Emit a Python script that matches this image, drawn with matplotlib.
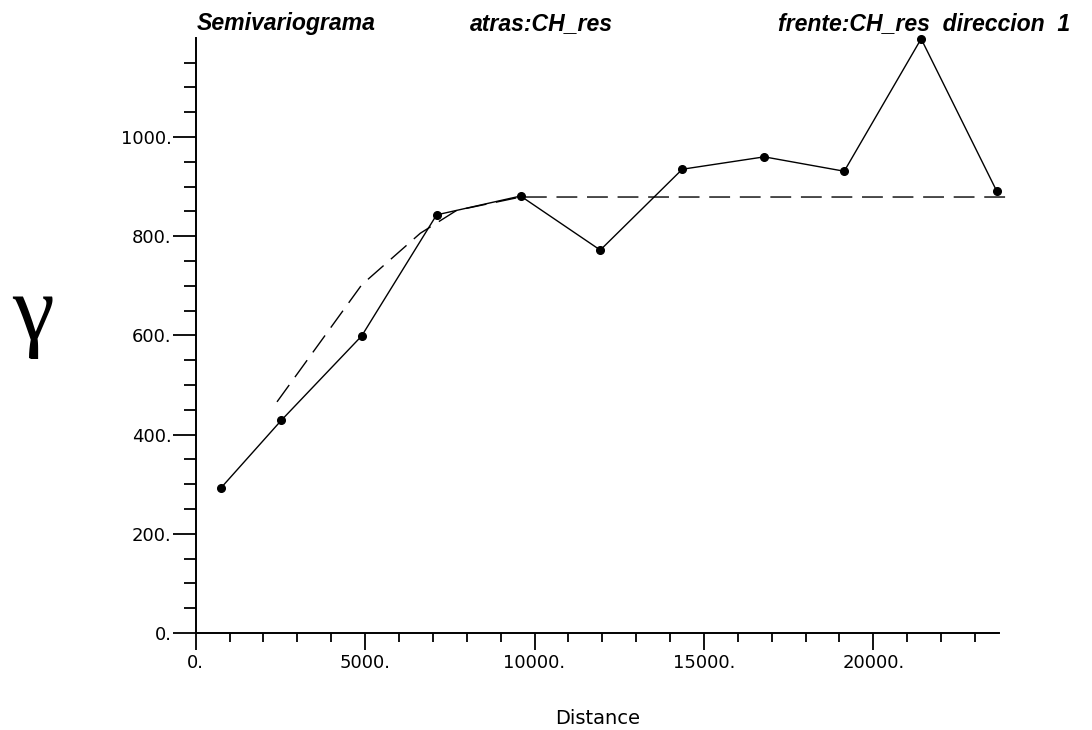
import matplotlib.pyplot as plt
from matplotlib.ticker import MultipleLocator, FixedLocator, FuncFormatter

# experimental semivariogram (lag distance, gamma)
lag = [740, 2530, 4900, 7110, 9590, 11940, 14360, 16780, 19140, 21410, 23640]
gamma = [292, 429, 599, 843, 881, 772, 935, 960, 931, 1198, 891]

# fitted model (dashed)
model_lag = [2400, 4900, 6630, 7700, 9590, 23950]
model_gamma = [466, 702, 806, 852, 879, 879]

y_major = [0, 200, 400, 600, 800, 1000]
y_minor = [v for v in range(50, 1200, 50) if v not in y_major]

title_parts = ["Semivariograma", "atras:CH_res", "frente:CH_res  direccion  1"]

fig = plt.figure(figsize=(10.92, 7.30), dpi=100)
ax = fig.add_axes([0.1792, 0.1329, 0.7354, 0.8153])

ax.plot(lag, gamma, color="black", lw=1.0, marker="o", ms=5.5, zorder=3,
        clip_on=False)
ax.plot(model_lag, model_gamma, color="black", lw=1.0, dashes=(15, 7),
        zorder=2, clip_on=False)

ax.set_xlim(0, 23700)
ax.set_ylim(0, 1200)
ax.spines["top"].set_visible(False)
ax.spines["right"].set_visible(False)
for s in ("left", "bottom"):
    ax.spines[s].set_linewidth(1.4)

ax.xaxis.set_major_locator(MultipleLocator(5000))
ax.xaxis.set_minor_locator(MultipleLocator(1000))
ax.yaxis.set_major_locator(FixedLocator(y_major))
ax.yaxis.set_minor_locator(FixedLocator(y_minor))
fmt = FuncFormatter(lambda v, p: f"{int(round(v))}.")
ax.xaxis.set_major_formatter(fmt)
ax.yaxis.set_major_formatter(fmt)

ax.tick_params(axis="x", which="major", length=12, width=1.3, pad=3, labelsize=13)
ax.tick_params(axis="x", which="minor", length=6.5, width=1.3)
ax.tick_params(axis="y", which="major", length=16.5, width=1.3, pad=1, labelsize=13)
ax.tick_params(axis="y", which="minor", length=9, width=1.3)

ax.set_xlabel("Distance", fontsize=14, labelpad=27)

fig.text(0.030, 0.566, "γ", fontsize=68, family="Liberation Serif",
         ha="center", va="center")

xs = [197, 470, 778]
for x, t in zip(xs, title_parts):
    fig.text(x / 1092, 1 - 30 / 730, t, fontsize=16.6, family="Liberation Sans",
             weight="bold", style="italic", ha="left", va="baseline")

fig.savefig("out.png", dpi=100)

:::

## TASK TO COMPLETE:
Write out the material above again, word for word, minus its pictures.

## SOLUTION FOR THIS PROBLEM:
Emit a Python script that matches this image, drawn with matplotlib.
import matplotlib.pyplot as plt
from matplotlib.ticker import MultipleLocator, FixedLocator, FuncFormatter

# experimental semivariogram (lag distance, gamma)
lag = [740, 2530, 4900, 7110, 9590, 11940, 14360, 16780, 19140, 21410, 23640]
gamma = [292, 429, 599, 843, 881, 772, 935, 960, 931, 1198, 891]

# fitted model (dashed)
model_lag = [2400, 4900, 6630, 7700, 9590, 23950]
model_gamma = [466, 702, 806, 852, 879, 879]

y_major = [0, 200, 400, 600, 800, 1000]
y_minor = [v for v in range(50, 1200, 50) if v not in y_major]

title_parts = ["Semivariograma", "atras:CH_res", "frente:CH_res  direccion  1"]

fig = plt.figure(figsize=(10.92, 7.30), dpi=100)
ax = fig.add_axes([0.1792, 0.1329, 0.7354, 0.8153])

ax.plot(lag, gamma, color="black", lw=1.0, marker="o", ms=5.5, zorder=3,
        clip_on=False)
ax.plot(model_lag, model_gamma, color="black", lw=1.0, dashes=(15, 7),
        zorder=2, clip_on=False)

ax.set_xlim(0, 23700)
ax.set_ylim(0, 1200)
ax.spines["top"].set_visible(False)
ax.spines["right"].set_visible(False)
for s in ("left", "bottom"):
    ax.spines[s].set_linewidth(1.4)

ax.xaxis.set_major_locator(MultipleLocator(5000))
ax.xaxis.set_minor_locator(MultipleLocator(1000))
ax.yaxis.set_major_locator(FixedLocator(y_major))
ax.yaxis.set_minor_locator(FixedLocator(y_minor))
fmt = FuncFormatter(lambda v, p: f"{int(round(v))}.")
ax.xaxis.set_major_formatter(fmt)
ax.yaxis.set_major_formatter(fmt)

ax.tick_params(axis="x", which="major", length=12, width=1.3, pad=3, labelsize=13)
ax.tick_params(axis="x", which="minor", length=6.5, width=1.3)
ax.tick_params(axis="y", which="major", length=16.5, width=1.3, pad=1, labelsize=13)
ax.tick_params(axis="y", which="minor", length=9, width=1.3)

ax.set_xlabel("Distance", fontsize=14, labelpad=27)

fig.text(0.030, 0.566, "γ", fontsize=68, family="Liberation Serif",
         ha="center", va="center")

xs = [197, 470, 778]
for x, t in zip(xs, title_parts):
    fig.text(x / 1092, 1 - 30 / 730, t, fontsize=16.6, family="Liberation Sans",
             weight="bold", style="italic", ha="left", va="baseline")

fig.savefig("out.png", dpi=100)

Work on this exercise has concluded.